Ousado e ardente, o amor humano é uma paixão “forte como a morte” (Ct 8, 6). Quem é tomado pelo amor quer, quer muito, e quer tanto que está disposto a tudo para alcançar o objeto de seu entusiasmo.
Distinto do mero sentimento – pois consiste na vontade posta em movimento –, o amor não é irracional; com efeito, a vontade adere ao que a inteligência indica ser desejável.
Entretanto, ele não persegue de igual modo os seus anelos, mas se lança com tanto maior empenho quanto mais apetecível for o bem buscado: é maior a determinação do cientista em conquistar um prêmio internacional que em disputar um título municipal!
Ora, sendo Deus o Bem almejável por excelência, a Religião – que “liga” a alma ao Criador – é precisamente a motivação mais possante para mover a vontade; por isto, nada existe no mundo capaz de deter aquele cujo amor é movido por uma questão religiosa.

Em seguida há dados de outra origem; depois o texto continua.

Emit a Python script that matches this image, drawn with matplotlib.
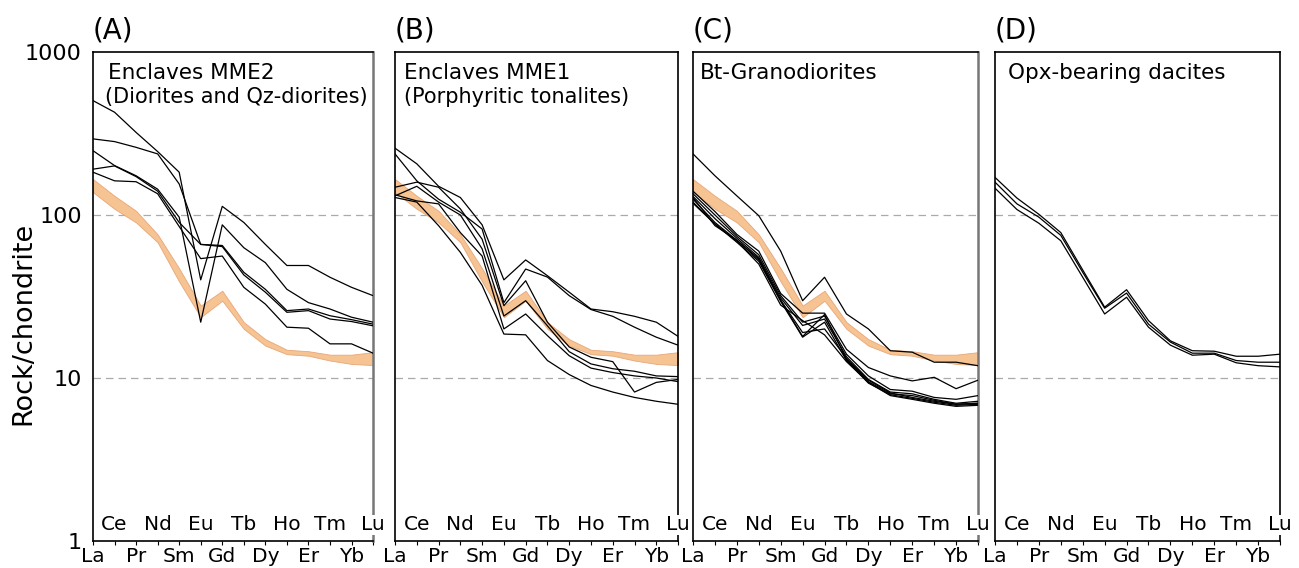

Naturalmente, isto vale para o bem e o mal. Mas quando a graça santifica a paixão natural, do amor humano surge a virtude da caridade que, por sua vez, torna o homem capaz de façanhas muito acima de sua natureza: para este amor, simplesmente, nada é impossível!
Não apenas em razão de sua Pessoa divina, mas também por causa da excelência de sua natureza criada, o amor de Jesus é de uma perfeição insuperável.
Seu amor por nós é tão grande que absolutamente nada poderá vencê-lo (cf. Jo 10, 29; Rm 8, 38-39).
Sobretudo, seu amor por Deus supera nosso entendimento: além da virtude da caridade, Jesus-Homem constitui com o Filho de Deus uma só Pessoa! Deste amor intensíssimo fluem todos os bens, pois “de sua plenitude todos nós recebemos” (Jo 1, 16).
Se tal é o amor de Cristo, como explicar atitudes de radical intransigência, como a de expulsar do Templo os vendilhões? Ter-Se-ia Ele deixado dominar pela ira? Então, em Jesus não era tudo santo, equilibrado e harmônico com seu amor a Deus?
Sim, era, mas o amor e o ódio se complementam, porque só tem verdadeiro amor quem odeia o contrário.
Manifestação de amor ao Pai, a ira de Cristo levou-O muitas vezes a tomar atitudes que hoje seriam consideradas “intolerantes”, mas que refletiam na terra as disposições do Senhor, pois “a ira de Deus se revela, do alto do Céu, contra toda a impiedade e iniquidade dos homens” (Rm 1, 18).
Esta ira, longe de ser pecado, é louvável, porque consiste em “desejar a vingança conforme à ordem da justiça” e “corrigir todo mal” (São Tomás de Aquino. Suma Teológica. III, q.15, a.9). Foi dado aos Apóstolos reconhecê-lo ao lembrar-se do salmo: “O zelo de vossa casa me consome” (Jo 2, 17).
Em Cristo, a perfeição da ira não prejudicava, apesar da intensidade, o gozo da contemplação, por não existir n’Ele conflito algum entre suas faculdades.
Que belo equilíbrio entre o santo amor e a sagrada ira!
Em admirável e divina harmonia, “misericórdia e ira estão sempre em Deus, grandemente misericordioso, porém capaz de cólera” (Eclo 16, 12).